◆ YOUR OBJECTIVE: Copy nothing but the stretch that opens with the line containing "Reproduce this chart" and closes with the line containing "Chart.register(...registerables);". Keep pictures out.

◆ DATASET ROWS:

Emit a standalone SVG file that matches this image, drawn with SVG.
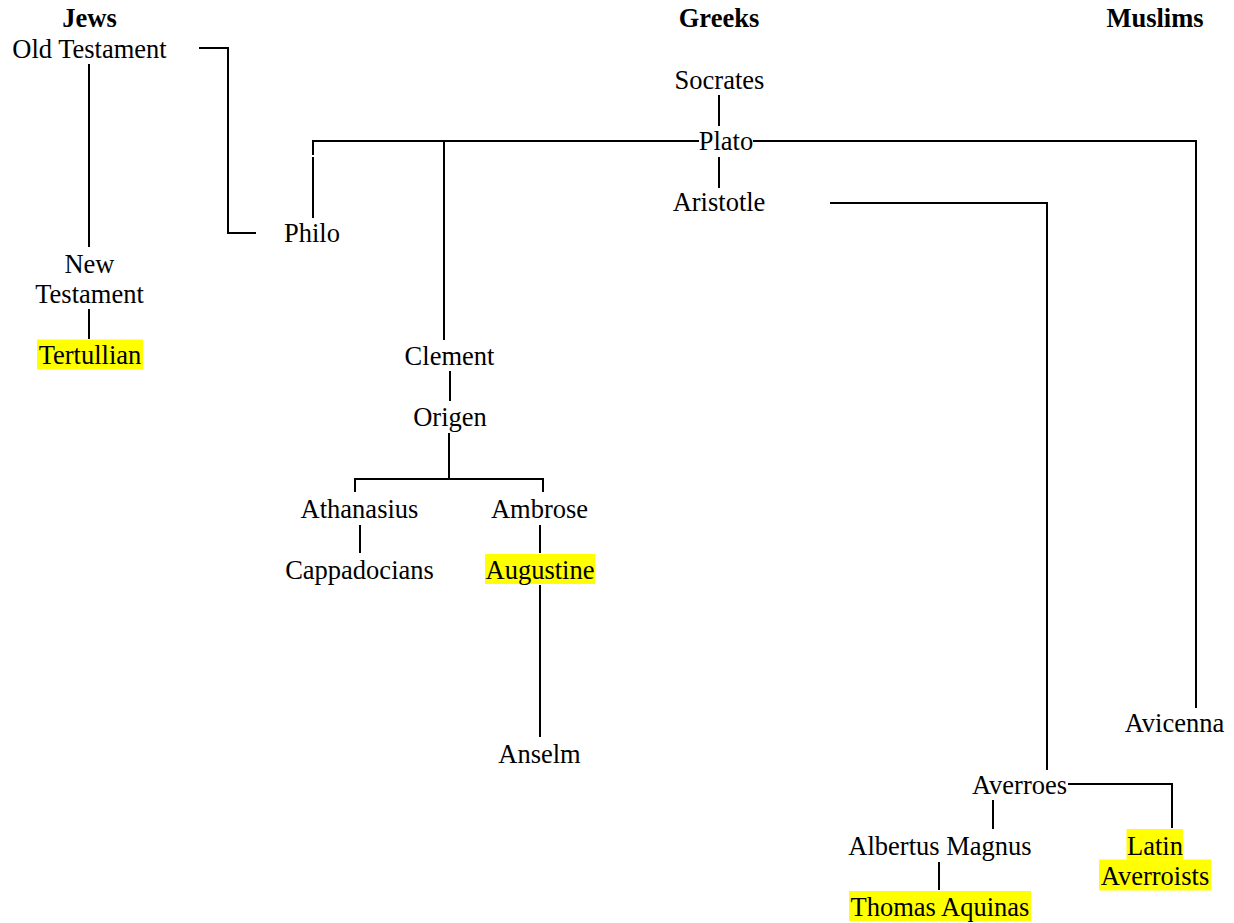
<svg xmlns="http://www.w3.org/2000/svg" width="1234" height="923" viewBox="0 0 1234 923">
<style>
text{font-family:"Liberation Serif","Times New Roman",serif;font-size:26.5px;fill:#000;text-anchor:middle}
.h{font-weight:bold}
.hl{fill:#ffff00}
#connectors path{fill:none;stroke:#000;stroke-width:2}
</style>
<rect width="1234" height="923" fill="#fff"/>
<g id="headers">
<text class="h" x="89.5" y="27">Jews</text>
<text class="h" x="719" y="27">Greeks</text>
<text class="h" x="1155" y="27">Muslims</text>
</g>
<g id="connectors">
<path d="M89 64V247"/>
<path d="M89 309V339"/>
<path d="M199 48H228V233H256"/>
<path d="M719 95V126"/>
<path d="M719 157V188"/>
<path d="M313 155V141H699"/>
<path d="M313 157V218"/>
<path d="M753 141H1196V708"/>
<path d="M444 141V340"/>
<path d="M830 203H1047V770"/>
<path d="M450 371V401"/>
<path d="M449 433V479"/>
<path d="M355 492V479H543V492"/>
<path d="M360 525V553"/>
<path d="M540 525V553"/>
<path d="M540 585V737"/>
<path d="M993 800V829"/>
<path d="M1068 784H1172V828"/>
<path d="M939 862V890"/>
</g>
<g id="old-testament"><text x="89.5" y="57.5">Old Testament</text></g>
<g id="new-testament"><text x="89.5" y="272.5">New</text><text x="89.5" y="303">Testament</text></g>
<g id="tertullian"><rect class="hl" x="37" y="339.5" width="106" height="30"/><text x="90" y="364">Tertullian</text></g>
<g id="socrates"><text x="719.5" y="88.5">Socrates</text></g>
<g id="plato"><text x="726" y="149.5">Plato</text></g>
<g id="aristotle"><text x="719" y="211">Aristotle</text></g>
<g id="philo"><text x="312" y="241.5">Philo</text></g>
<g id="clement"><text x="449.5" y="364.5">Clement</text></g>
<g id="origen"><text x="450" y="425.5">Origen</text></g>
<g id="athanasius"><text x="359.5" y="517.5">Athanasius</text></g>
<g id="ambrose"><text x="539.5" y="517.5">Ambrose</text></g>
<g id="cappadocians"><text x="359.5" y="579">Cappadocians</text></g>
<g id="augustine"><rect class="hl" x="485" y="554" width="110" height="30"/><text x="540" y="578.5">Augustine</text></g>
<g id="anselm"><text x="539.5" y="763">Anselm</text></g>
<g id="avicenna"><text x="1174.5" y="732">Avicenna</text></g>
<g id="averroes"><text x="1019.5" y="793.5">Averroes</text></g>
<g id="albertus-magnus"><text x="940" y="855">Albertus Magnus</text></g>
<g id="latin-averroists"><rect class="hl" x="1126.5" y="829" width="56.5" height="30.5"/><rect class="hl" x="1099" y="859.5" width="112" height="31"/><text x="1155" y="854.5">Latin</text><text x="1155" y="885">Averroists</text></g>
<g id="thomas-aquinas"><rect class="hl" x="849" y="891" width="182" height="30"/><text x="940" y="915.5">Thomas Aquinas</text></g>
</svg>
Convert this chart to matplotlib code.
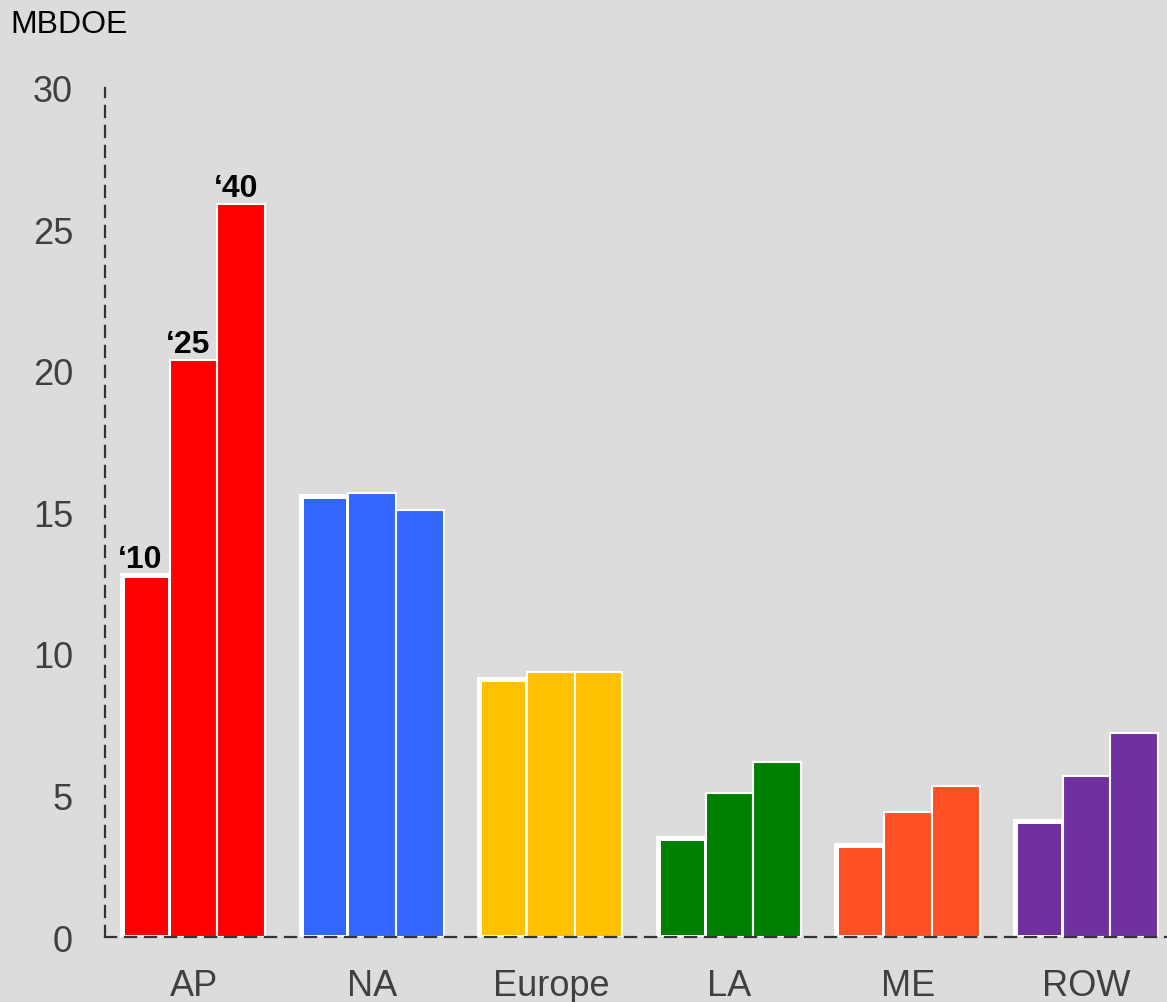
import matplotlib.pyplot as plt
import numpy as np

plt.rcParams['font.family'] = ['Liberation Sans', 'DejaVu Sans']

regions = ["AP", "NA", "Europe", "LA", "ME", "ROW"]
years = ["\u201810", "\u201825", "\u201840"]
v2010 = [12.8, 15.6, 9.1, 3.5, 3.25, 4.1]
v2025 = [20.4, 15.7, 9.35, 5.1, 4.4, 5.7]
v2040 = [25.9, 15.1, 9.35, 6.2, 5.35, 7.2]
colors = ["#FF0000", "#3366FF", "#FFC000", "#008000", "#FF4F24", "#7030A0"]

bg = "#DCDCDC"
fig = plt.figure(figsize=(11.67, 10.03), dpi=100, facecolor=bg)
ax = fig.add_axes([0.09, 0.0648, 0.91, 0.8465], facecolor=bg)

x = np.arange(len(regions))
w = 0.267
series = [v2010, v2025, v2040]
for i, vals in enumerate(series):
    lw = 3.6 if i == 0 else 1.5
    bars = ax.bar(x + (i - 1) * w, vals, w, color=colors, edgecolor="white",
                  linewidth=lw, zorder=2 + i)
    # year label over the AP bars
    b = bars[0]
    ax.text(b.get_x() + b.get_width() / 2 - 0.03, b.get_height() + 0.02, years[i],
            ha="center", va="bottom", fontsize=23, fontweight="bold", zorder=6)

ax.set_xlim(-0.496, 5.45)
ax.set_ylim(0, 30)
ax.set_yticks([0, 5, 10, 15, 20, 25, 30])
ax.set_xticks(x)
ax.set_xticklabels(regions)
ax.tick_params(length=0, labelsize=26, colors="#404040")
ax.tick_params(axis="x", pad=22)
ax.tick_params(axis="y", pad=23)

for s in ["top", "right"]:
    ax.spines[s].set_visible(False)
for s in ["left", "bottom"]:
    ax.spines[s].set_linestyle((0, (5, 4)))
    ax.spines[s].set_linewidth(1.6)
    ax.spines[s].set_color("#333333")
    ax.spines[s].set_zorder(10)

fig.text(0.009, 0.975, "MBDOE", fontsize=23, color="black", ha="left", va="center")

fig.savefig("out.png", dpi=100, facecolor=bg)
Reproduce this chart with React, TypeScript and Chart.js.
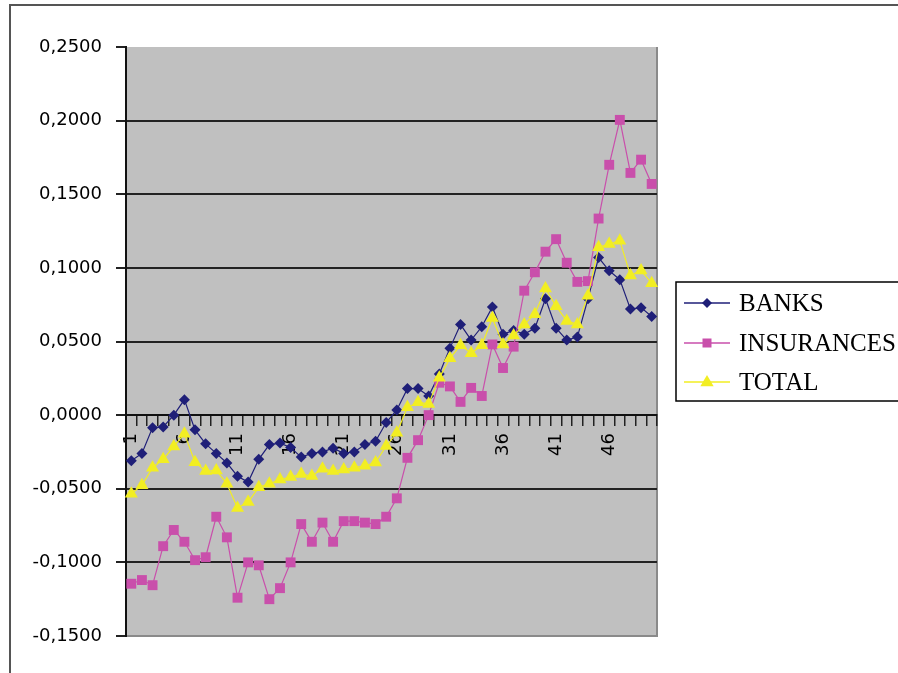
import React, { useEffect, useRef } from "react";
import { Chart, registerables } from "chart.js";

Chart.register(...registerables);

const CATEGORIES: string[] = [
  "1", "2", "3", "4", "5", "6", "7", "8", "9", "10",
  "11", "12", "13", "14", "15", "16", "17", "18", "19", "20",
  "21", "22", "23", "24", "25", "26", "27", "28", "29", "30",
  "31", "32", "33", "34", "35", "36", "37", "38", "39", "40",
  "41", "42", "43", "44", "45", "46", "47", "48", "49", "50",
];

const SHOWN_LABELS: string[] = ["1", "6", "11", "16", "21", "26", "31", "36", "41", "46"];

const BANKS: number[] = [
  -0.031, -0.026, -0.0085, -0.008, 0.0, 0.0105, -0.01, -0.0195, -0.026, -0.0325,
  -0.0415, -0.0455, -0.03, -0.02, -0.019, -0.022, -0.0285, -0.026, -0.025, -0.0225,
  -0.026, -0.025, -0.02, -0.0178, -0.005, 0.0035, 0.018, 0.018, 0.013, 0.028,
  0.0455, 0.0615, 0.051, 0.06, 0.0735, 0.055, 0.0575, 0.055, 0.059, 0.079,
  0.059, 0.051, 0.053, 0.079, 0.107, 0.098, 0.092, 0.072, 0.073, 0.067,
];

const INSURANCES: number[] = [
  -0.1145, -0.112, -0.1155, -0.089, -0.078, -0.086, -0.0985, -0.0965, -0.069, -0.083,
  -0.124, -0.1, -0.102, -0.125, -0.1175, -0.1, -0.074, -0.086, -0.073, -0.086,
  -0.072, -0.072, -0.073, -0.074, -0.069, -0.0565, -0.029, -0.017, 0.0, 0.022,
  0.0195, 0.009, 0.0185, 0.013, 0.048, 0.032, 0.0465, 0.0845, 0.097, 0.111,
  0.1195, 0.1035, 0.0905, 0.091, 0.1335, 0.17, 0.2005, 0.1645, 0.1735, 0.157,
];

const TOTAL: number[] = [
  -0.0534, -0.0477, -0.0357, -0.03, -0.0213, -0.0127, -0.032, -0.038, -0.0376, -0.0466,
  -0.063, -0.059, -0.049, -0.0466, -0.0437, -0.042, -0.04, -0.0414, -0.0364, -0.038,
  -0.037, -0.0357, -0.0344, -0.0322, -0.021, -0.012, 0.0053, 0.0087, 0.0076, 0.0253,
  0.0386, 0.0474, 0.042, 0.0474, 0.066, 0.048, 0.054, 0.0616, 0.0685, 0.086,
  0.074, 0.064, 0.0616, 0.081, 0.114, 0.1162, 0.1185, 0.0948, 0.0982, 0.0896,
];

const SERIES_NAMES: string[] = ["BANKS", "INSURANCES", "TOTAL"];

const Y_MIN = -0.15;
const Y_MAX = 0.25;
const Y_STEP = 0.05;

const NAVY = "#1f1f78";
const MAGENTA = "#c94fab";
const YELLOW = "#f2ee22";

const TICK_FONT = { family: "'DejaVu Sans', Verdana, sans-serif", size: 18 };

function fmtTick(v: number): string {
  let n = Number(v);
  if (Math.abs(n) < 1e-9) n = 0;
  return n.toFixed(4).replace(".", ",");
}

function drawMarker(ctx: CanvasRenderingContext2D, style: string, x: number, y: number, r: number, color: string) {
  ctx.save();
  ctx.fillStyle = color;
  ctx.beginPath();
  if (style === "rectRot") {
    ctx.moveTo(x - r, y);
    ctx.lineTo(x, y - r);
    ctx.lineTo(x + r, y);
    ctx.lineTo(x, y + r);
    ctx.closePath();
  } else if (style === "rect") {
    ctx.rect(x - r, y - r, 2 * r, 2 * r);
  } else {
    ctx.moveTo(x, y - r);
    ctx.lineTo(x + r * 0.95, y + r * 0.6);
    ctx.lineTo(x - r * 0.95, y + r * 0.6);
    ctx.closePath();
  }
  ctx.fill();
  ctx.restore();
}

const decorPlugin = {
  id: "excelDecor",
  beforeDraw(chart: any) {
    const { ctx, chartArea } = chart;
    ctx.save();
    ctx.fillStyle = "#ffffff";
    ctx.fillRect(0, 0, chart.width, chart.height);
    // outer frame (top and left)
    ctx.strokeStyle = "#555555";
    ctx.lineWidth = 2;
    ctx.beginPath();
    ctx.moveTo(10, chart.height + 2);
    ctx.lineTo(10, 5);
    ctx.lineTo(chart.width + 2, 5);
    ctx.stroke();
    // plot area
    ctx.fillStyle = "#c0c0c0";
    ctx.fillRect(chartArea.left, chartArea.top, chartArea.right - chartArea.left, chartArea.bottom - chartArea.top);
    ctx.strokeStyle = "#8a8a8a";
    ctx.lineWidth = 2;
    ctx.beginPath();
    ctx.moveTo(chartArea.right, chartArea.top);
    ctx.lineTo(chartArea.right, chartArea.bottom);
    ctx.lineTo(chartArea.left, chartArea.bottom);
    ctx.stroke();
    ctx.restore();
  },
  afterDraw(chart: any) {
    const { ctx } = chart;
    const boxLeft = 676;
    const boxTop = 282;
    const boxBottom = 401;
    ctx.save();
    ctx.fillStyle = "#ffffff";
    ctx.fillRect(boxLeft, boxTop, chart.width - boxLeft + 5, boxBottom - boxTop);
    ctx.strokeStyle = "#000000";
    ctx.lineWidth = 1.5;
    ctx.strokeRect(boxLeft, boxTop, chart.width - boxLeft + 5, boxBottom - boxTop);
    const rowsY = [303, 343, 382];
    chart.data.datasets.forEach((ds: any, i: number) => {
      const y = rowsY[i];
      ctx.strokeStyle = ds.borderColor;
      ctx.lineWidth = 1.5;
      ctx.beginPath();
      ctx.moveTo(684, y);
      ctx.lineTo(730, y);
      ctx.stroke();
      const r = ds.pointStyle === "triangle" ? 7 : ds.pointStyle === "rect" ? 4.5 : 5;
      drawMarker(ctx, ds.pointStyle, 707, y, r, ds.pointBackgroundColor);
      ctx.fillStyle = "#000000";
      ctx.font = "25px 'Liberation Serif', 'Times New Roman', serif";
      ctx.textAlign = "left";
      ctx.textBaseline = "middle";
      ctx.fillText(ds.label, 739, y + 1);
    });
    ctx.restore();
  },
};

export default function App() {
  const canvasRef = useRef<HTMLCanvasElement | null>(null);

  useEffect(() => {
    if (!canvasRef.current) return;
    const mk = (label: string, data: number[], color: string, style: string, radius: number, order: number) => ({
      label,
      data,
      borderColor: color,
      backgroundColor: color,
      pointBackgroundColor: color,
      pointBorderColor: color,
      pointBorderWidth: 0,
      pointStyle: style,
      pointRadius: radius,
      borderWidth: 1.2,
      tension: 0,
      fill: false,
      order,
    });

    const chart = new Chart(canvasRef.current, {
      type: "line",
      data: {
        labels: CATEGORIES,
        datasets: [
          mk(SERIES_NAMES[0], BANKS, NAVY, "rectRot", 5.5, 2),
          mk(SERIES_NAMES[1], INSURANCES, MAGENTA, "rect", 7, 1),
          mk(SERIES_NAMES[2], TOTAL, YELLOW, "triangle", 7.5, 0),
        ] as any,
      },
      options: {
        animation: false,
        responsive: false,
        maintainAspectRatio: false,
        layout: { padding: { top: 47, bottom: 37, left: 0, right: 241 } },
        plugins: {
          legend: { display: false },
          tooltip: { enabled: false },
        },
        scales: {
          x: {
            type: "category",
            position: { y: 0 } as any,
            offset: true,
            grid: {
              offset: true,
              drawOnChartArea: false,
              drawTicks: true,
              tickLength: 10,
              color: "#222222",
              lineWidth: 1.5,
            },
            border: { display: true, color: "#111111", width: 2 },
            ticks: {
              autoSkip: false,
              minRotation: 90,
              maxRotation: 90,
              padding: 8,
              color: "#000000",
              font: TICK_FONT,
              callback: (_v: any, i: number) => (SHOWN_LABELS.includes(CATEGORIES[i]) ? CATEGORIES[i] : ""),
            },
            afterFit: (s: any) => {
              s.height = 0;
            },
          } as any,
          y: {
            min: Y_MIN,
            max: Y_MAX,
            ticks: {
              stepSize: Y_STEP,
              padding: 14,
              color: "#000000",
              font: TICK_FONT,
              callback: (v: any) => fmtTick(v),
            },
            grid: {
              color: (c: any) => {
                const v = c.tick ? c.tick.value : 0;
                if (Math.abs(v - Y_MAX) < 1e-9 || Math.abs(v - Y_MIN) < 1e-9) return "rgba(0,0,0,0)";
                return "#222222";
              },
              tickColor: "#222222",
              tickLength: 10,
              lineWidth: 2,
            },
            border: { display: true, color: "#111111", width: 2 },
            afterFit: (s: any) => {
              s.width = 126;
            },
          } as any,
        },
      } as any,
      plugins: [decorPlugin],
    });
    return () => chart.destroy();
  }, []);

  return (
    <div style={{ position: "fixed", left: 0, top: 0, width: 898, height: 673, background: "#fff", overflow: "hidden" }}>
      <canvas ref={canvasRef} width={898} height={673} style={{ display: "block", width: 898, height: 673 }} />
    </div>
  );
}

◆ EXERCISE ANSWER:
Reproduce this chart with React, TypeScript and Chart.js.
import React, { useEffect, useRef } from "react";
import { Chart, registerables } from "chart.js";

Chart.register(...registerables);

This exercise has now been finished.